Plans announced in February call for the deactivation of a number of active and Reserve units to free up manpower for the creation of new units, including two additional active infantry battalions, light armored reconnaissance battalions and more.

The Corps will likely stick to current plans for the additions and subtractions but may make some revisions, said Lt. Gen. Jan Huly, deputy commandant for plans, policies and operations.

“There’s a couple we might go back and take a look at,” Huly said in a March 10 interview with defense reporters.

For the most part, though, the changes the Corps has in mind are sound, he said: “I think they were pretty good decisions.”

Meanwhile, the Corps is conducting a comprehensive inventory of equipment as the Camp Pendleton, Calif.-based I Marine Expeditionary Force returns from Iraq and II MEF deploys from Camp Lejeune, N.C., to take the helm in the war zone. Part of the effort is intended locate all the equipment and determine its condition. Some equipment will be fixed and put back into rotation, ;while other pieces will be overhauled at the Corps’ maintenance depots.

Much will have to be replaced, Huly said, without elaborating on specifics.

“I think it’s going to be a little of everything,” he said. “Everything is being used a lot more than we originally planned.”

Huly also discussed the Corps’ commitment to U.S. Special Operations Command at MacDill Air Force Base, Tampa, Fla., noting that the fate of Marine Corps Special Operations Detachment 1 remains unclear. Senior officials have been reluctant to say much publicly about its future.

Commandant Gen. Mike Hagee said in February that he was working on a proposal with other defense officials to “bring SOCOM and the Marine Corps closer together,” without providing details.

Huly declined to comment on what contribution the Corps might make.

The three-star also discussed the current pre-deployment training routine, noting that the existing pace of operations means some exercises will remain shelved for now.Under a typical deployment schedule prior to the war in Iraq, a Marine Expeditionary Unit would run through the usual laundry list of training for specific potential missions.
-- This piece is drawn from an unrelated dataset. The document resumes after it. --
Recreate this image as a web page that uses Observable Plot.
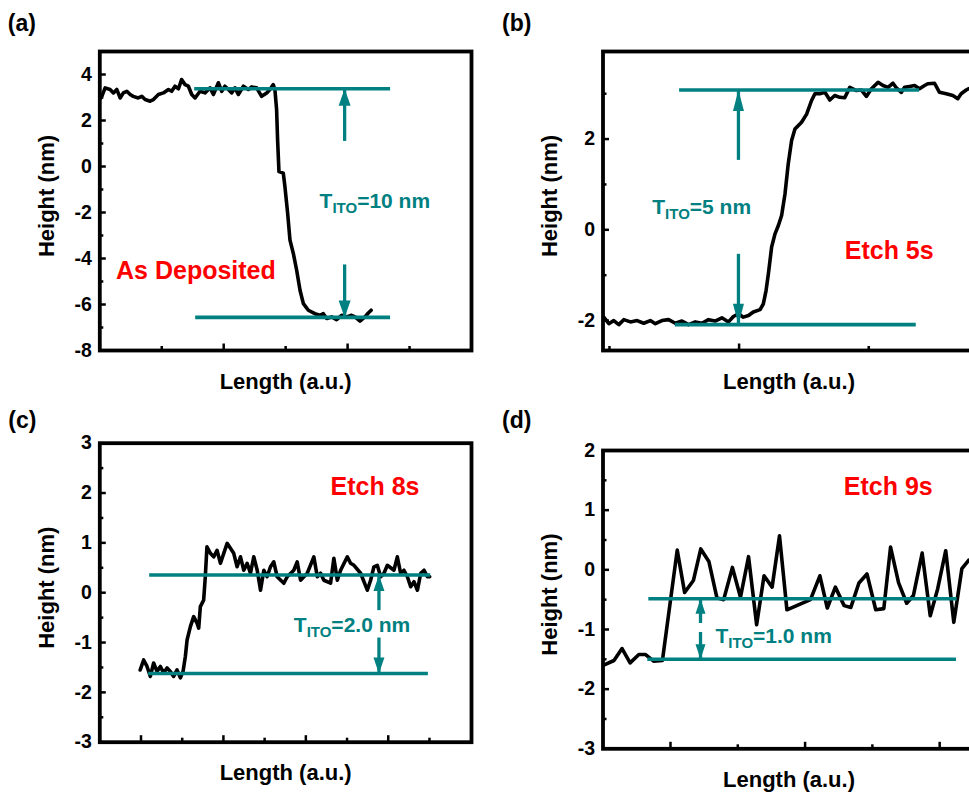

Now that the “at-home time” for units has been compressed to support war-zone rotations, Huly said there are fewer opportunities for some “nice-to-have” training.

“The training is more focused on exactly what they’re going to do because we have a focused mission,” he said.

If it could, the Corps would send more troops to do more security and cooperation exercises for combatant commanders around the world.

“Now, we don’t have the luxury of being able to participate in as many of those,” Huly said.